SUPERNet IT Summit


Photo Credit: Michael Gras

I had the opportunity to speak with directors of technology, curriculum directors, and other school leaders at Chapel Hill High School. The event was sponsored by SUPERNet Consortium. SUPERNet is a collaborative of twenty-six rural schools that originally banded together to share technology resources, evolved into one of the most successful virtual high schools in Texas, and is now poised to become technology integration leaders for our portion of Texas.

They are on the cusp of getting it. Many of them have, but now most of them are. They realize that the curriculum drives the technology. That is part of what this meeting was about. I was sharing my experiences of working through the process in White Oak ISD as well as what we feel that we still have ahead of us.  Feel free to give it a listen (if you have 1:45 to spare). I am always open to criticism and other comments. I also added the PDF of the Keynote presentation as well. You will get the gist of when I move on to the next slide, I think.

One of the questions asked was about how we handle copyright. If you have read my blog before now, you have seen a post or two about this. We have not had ANY issues with this in our district. We are blessed with a very professional staff. So, that is where my response went. We train our staff on utilizing Creative Commons Share Alike images, video, audio, and other items. We ask our campus administrators to make sure to inform us if additional training is needed. If a situation comes up, we would handle it with that person on a one to one basis. If it is a repeated event, we would handle it however the campus administrator and superintendent prefers. The ultimate responsibility is on the teacher. When a copyright question came up during a presentation at TCEA last year, I called ATPE and got my response. Those are the folks covering my rear in court. The school district would not be responsible for that if they have tried to show me the light. I must repeat again, our staff is very professional. I cannot tell you how much easier that makes my job.

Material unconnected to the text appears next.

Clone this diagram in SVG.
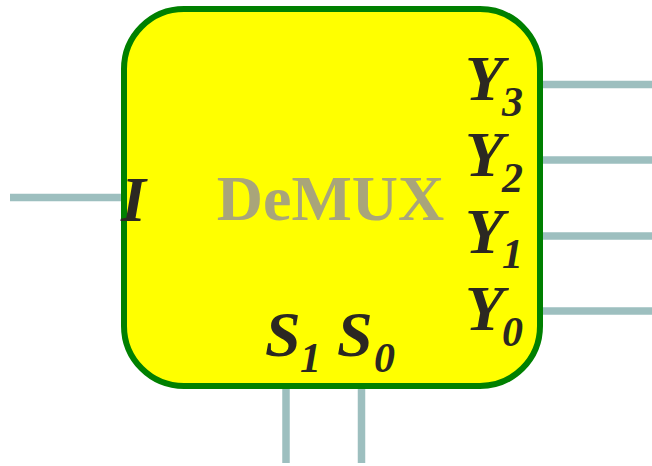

There was an interesting question that came up after the mic was off and I was packing up. An IT from Tyler ISD approached me with the question of how we handle public information requests concerning the blogs. I have to say, I did not have a clear cut answer. The simple, honest response is that the information is already public, so they can just print it off if they want it. There really is no need to put in paperwork to get it. We do not hide our teacher blogs. The other side of my mind is wondering about a post that creates an issue (which I hope never happens), so the teacher deletes it. Then a parent shows up wanting a copy of it. How is that handled? That is the question that has me stumped. I know we will have regular backups of our WPMU site, but what are the chances we catch it while an offending post is live? Feel free to comment below.

I would also like to thank my PLN for all of the PD you give me on a daily basis. Sometimes you feed my current beliefs. Sometimes you smack me down and change my mind. Other times, you challenge my thinking, and who knows where that will go. In my presentation I used material from Chris Lehmann, Dean Shareski, Dr. Scott McLeod, Miguel Guhlin, Kim Estes, Dr. Helen Barrett, and Darren Draper (who still has iTunes U K-12 while Texas doesn’t). There is no telling who I drew ideas from over the years, but I assure you this. If you are in my PLN, you are making a difference. Not only for me, but for every kid that ends up being affected by what I say through the people that hear it. Thanks to you. Stop by when you are in Texas and I’ll buy you some BBQ. Or Mexican.

2 thoughts on “SUPERNet IT Summit

  1. Scott,

    I, for one, am glad to be a part of your PLN. I’ve learned a lot from you as you’ve shared your views as well.

    It sure is interesting how hesitant so many teachers are to acquiring new techniques. In considering our situation, I wonder why they are so skeptical. For some I think it is fear. For others, lack of confidence (and often with just cause for such insecurity). And even some – likely fewer than I want to suppose – I guess it boils down to fatigue.

    We can’t force teachers to do anything they don’t want to, which leads us to the real trick: motivating teachers toward more effective practice.

  2. All of that is true, Darren. If there was a magic wand to do away with apathy, sleep deprivation, etc. we would be well on our way to Education Utopia.

    I think that is why it is important for all of us as a collective to keep on keepin’ on. I know I have seen a number of teachers in my district make a change toward more engaging activities once they have seen what is out there for them and the students. While I would like to take credit for that, it is more the fact that they have just started looking into ways to make their classes more exciting and have found some great tools to utilize. That, as much as anything, has re-energized them into another gear in their educational careers. It is almost like starting over again with the original enthusiasm.

    As long as I have great folks that are working toward the same high expectations that I can learn from, I can continue to share with my staff. Thanks for being one of those.